MOSCOW, March 15. /TASS/. Russian Foreign Ministry spokeswoman Maria Zakharova has pointed out that some experts suspect Britain may have been involved in the attempt of a US embassy employee to smuggle the hull of a land mine through Sheremetievo airport.
"I can say with reference to a number of experts there is a suspicion the incident was not due to the embassy employee’s carelessness or foolishness, but an outright provocation. Analysis of a whole combination of factors indicates that London was surely behind all this. The US citizen’s route back home was through London, although, as you may know, direct air links between Moscow and the United States are regular and there are enough flights," Zakharova told a news briefing on Friday.
"What might’ve happened, if this US Marine who had worked at the US embassy in Moscow would’ve eventually managed to take the hull of an old land mine out of the country and the item eventually surfaced in the British territory? What if we would’ve been told: ‘It turns out that anything, including a land mine, can be smuggled out of Russia? It would’ve surely been easy to bring some Novichok (a nerve agent which, London argues, was used to poison former GRU Colonel Sergei Skripal and his daughter Yulia), too?’" Zakharova asked.

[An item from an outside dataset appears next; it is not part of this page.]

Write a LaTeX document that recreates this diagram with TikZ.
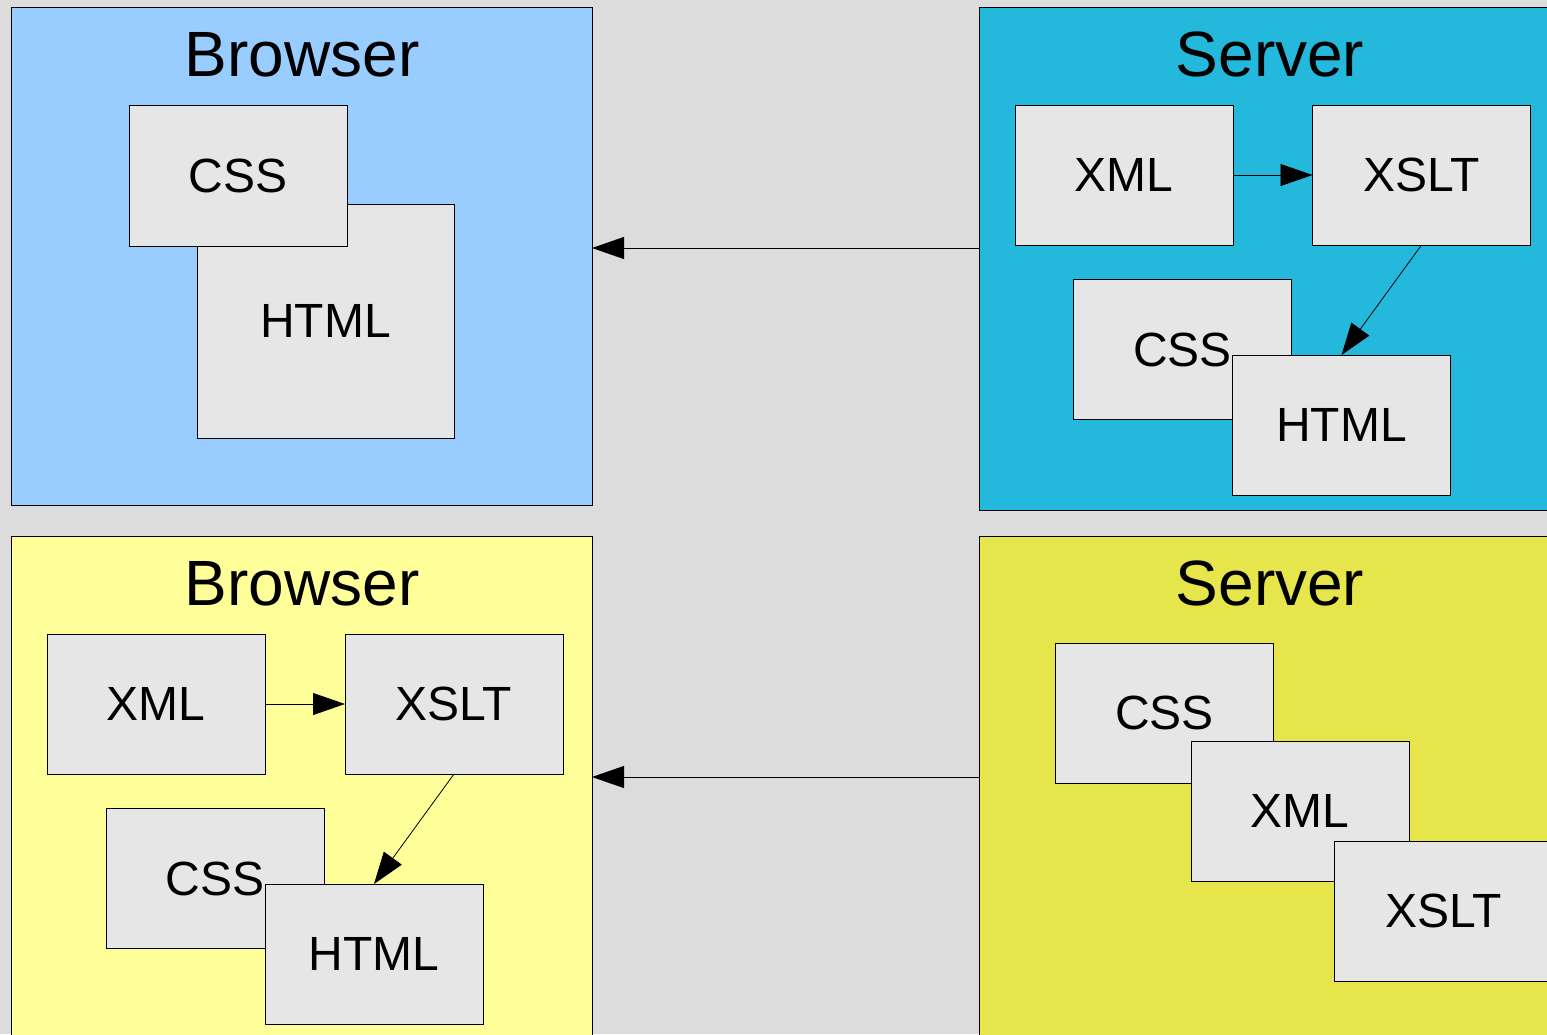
\documentclass[tikz,border=0pt]{standalone}
\usepackage{fontspec}
\setmainfont{Liberation Sans}
\usetikzlibrary{arrows.meta}
\definecolor{bggray}{HTML}{DCDCDC}
\definecolor{boxgray}{HTML}{E6E6E6}
\definecolor{browserblue}{HTML}{99CCFF}
\definecolor{servercyan}{HTML}{23B8DC}
\definecolor{browseryellow}{HTML}{FFFF99}
\definecolor{serveryellow}{HTML}{E6E64C}
\tikzset{
  panel/.style={draw=black, line width=1pt, inner sep=0, outer sep=0,
    minimum width=581pt},
  paneltitle/.style={anchor=base, inner sep=0,
    font=\fontsize{64}{70}\selectfont},
  part/.style={draw=black, line width=1pt, fill=boxgray, inner sep=0,
    outer sep=0, minimum width=218pt, minimum height=140pt,
    font=\fontsize{48}{54}\selectfont},
  flow/.style={line width=1pt, -{Triangle[length=32pt,width=22pt]}},
  inflow/.style={line width=0.8pt, -{Triangle[length=32pt,width=22pt]}}
}
\begin{document}
\begin{tikzpicture}[x=1pt,y=-1pt]
\useasboundingbox (0,0) rectangle (1547,1034);
\clip (0,0) rectangle (1547,1034);
\fill[bggray] (0,0) rectangle (1547,1034);

% panels
\node[panel, fill=browserblue, minimum height=498pt] (btop) at (301.5,256) {};
\node[panel, fill=servercyan, minimum height=503pt] (stop) at (1269.5,258.5) {};
\node[panel, fill=browseryellow, minimum height=504pt] (bbot) at (301.5,788) {};
\node[panel, fill=serveryellow, minimum height=504pt] (sbot) at (1269.5,788) {};

% transfer from server to browser
\coordinate (sendtop) at (979,248);
\coordinate (sendbot) at (979,777);
\draw[flow] (sendtop) -- (sendtop -| btop.east);
\draw[flow] (sendbot) -- (sendbot -| bbot.east);

% titles
\node[paneltitle] (btopT) at (302,76) {Browser};
\node[paneltitle] (stopT) at (1270,76) {Server};
\node[paneltitle] (bbotT) at (302,605) {Browser};
\node[paneltitle] (sbotT) at (1270,605) {Server};

% browser (top): HTML with CSS
\node[part, minimum width=257pt, minimum height=234pt] (bthtml) at (325.5,321) {HTML};
\node[part, minimum height=141pt] (btcss) at (238,175.5) {CSS};

% server (top): XML + XSLT -> HTML, CSS
\node[part] (stxml) at (1124,175) {XML};
\node[part] (stxslt) at (1421.5,175) {XSLT};
\node[part] (stcss) at (1182.5,349.5) {CSS};
\node[part] (sthtml) at (1341.5,425) {HTML};
\draw[inflow] (stxml.east) -- (stxslt.west);
\draw[inflow] (stxslt.south) -- (sthtml.north);

% browser (bottom): XML + XSLT -> HTML, CSS
\node[part] (bbxml) at (156,704) {XML};
\node[part] (bbxslt) at (454,704) {XSLT};
\node[part] (bbcss) at (215,878.5) {CSS};
\node[part] (bbhtml) at (374,954) {HTML};
\draw[inflow] (bbxml.east) -- (bbxslt.west);
\draw[inflow] (bbxslt.south) -- (bbhtml.north);

% server (bottom): CSS, XML, XSLT
\node[part] (sbcss) at (1164.5,713) {CSS};
\node[part] (sbxml) at (1300,811) {XML};
\node[part] (sbxslt) at (1443.5,911) {XSLT};
\end{tikzpicture}
\end{document}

She speculated that after being brought to Britain the "land mine might’ve been presented as an item belonging to some Russian citizen and fresh proof" of what she sarcastically described as "the bloodthirsty Kremlin’s encroachments targeted at the lives of [British] subjects."
As the Russian Foreign Ministry said earlier, a US embassy employee, leaving Russia upon completion of his assignment, claimed that he had acquired the hull of a land mine for his private collection. The US national eventually missed his plane. Russian personnel helped him to check in for another flight and the man left for New York without the suspicious item in his luggage.